In her 2023 book, Terry LePage posted three definitions of post-doom. These she derived from the postdoom website, created and managed until his death in October 2023 by Michael Dowd:

1. What opens up when we remember who we are and how we got here, accept the inevitable, honor our grief, and prioritize what is pro-future and soul-nourishing.

2. A fierce and fearless reverence for life and expansive gratitude—even in the midst of abrupt climate mayhem and the runaway collapse of societal harmony, the health of the biosphere, and business as usual.

3. Living meaningfully, compassionately, and courageously, no matter what.

The post-doom approach has been described as entailing "a positive disintegration of self and values, to refocus one’s mind, and entire existence, on things that really matter."

In her 2021 book, Victoria Loorz writes of "Michael Dowd's post-doom spirituality" and describes it as "a spirituality that accepts the fullness of our reality: the tragedy as well as the beauty. This spirituality moves into—and then eventually beyond—grief and repentance toward a deeper, more courageous, compassionate, and spiritual aliveness. Post-doom spirituality is, as Dowd says, 'what opens up when we remember who we are, accept the inevitable, honor our grief, and prioritize what is pro-future and soul-nourishing'."

==Benefits==

Gratitude is a benefit Dowd highlighted in a 2021 interview. He spoke of his own journey through and beyond collapse acceptance that culminated in "deep and profound gratitude for the gift of being alive and conscious and in love with life."

In his 2023 book, Jem Bendell posts a list of "psychological benefits" articulated by "collapse-acceptance advocate Karen Perry", who is known for her "post-doom outlook". Stressing three of the action-inducing benefits, Bendell describes their manifestation from "community involvement and defense, solidarity with those less privileged or suffering the worst effects, and making amends by doing what one can to lessen suffering and create potential for future life."

Distinguishing "collapse acceptance" as a stage "beyond awareness and grief", Karen Perry posted 15 benefits of collapse acceptance in March 2023. She advised readers that "these benefit examples are seeds, not a recipe.

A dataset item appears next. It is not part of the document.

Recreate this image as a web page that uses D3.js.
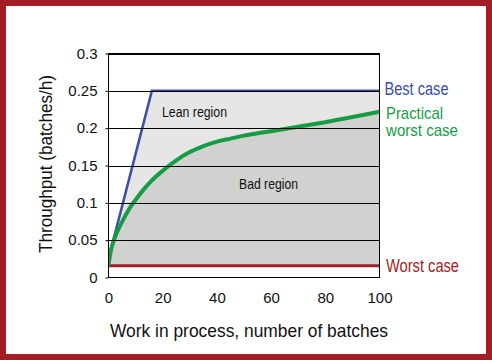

How they manifest is unique to everyone." The titles and taglines of the benefits are:

1. Freedom – the move away from shoulds to the open doors of coulds
2. Urgency – "no time like the present" has never meant more
3. Parameters – playing the game with a different framework and lens
4. Presence – focus on today with heightened awareness of being here now
5. Gratitude – impossible to ignore all we’ve been given (and taken)
6. Calm Grounding – not disrupted by catastrophic information
7. Community Localism – ability to affect those in close proximity
8. Super Hero Release – good riddance to pressure and guilt
9. Universalism – heightened connection to the Oneness of everything
10. Empathy – towards self and all others
11. Privilege Perspective – ability to view it and use it in a radical way
12. Amends – finding forgiveness and completeness in all relationships, including with self
13. Death Comfort – forces the conversation and preparation
14. Letting Go – of control, worry, fear, blame, shame, legacy, dreams, expectations
15. Enjoyment – global hospice time to have fun with the bucket list

==Spiritual and religious responses==

"Post-doomers" is in the title of a 2022 opinion piece published in the UK-based Church Times. The author writes that "spirituality features quite prominently" among those who identify or ally with the post-doom perspective: "Christians such as Michael Dowd and Fr Richard Rohr are making their contributions." He also points to the writings of author and blogger John Halstead, whose video conversation with Dowd is one of those featured on the postdoom website:

John Halstead has commented that "what these 'post-doomers' have in common is that they have passed through a kind of 'dark night of the soul' with regard to climate change and environmental devastation generally, and they are now exploring the terrain on the other side of despair. It isn't so much about recovering a lost hope, as it is figuring out how to live joyful and socially responsible lives in light of impending collapse."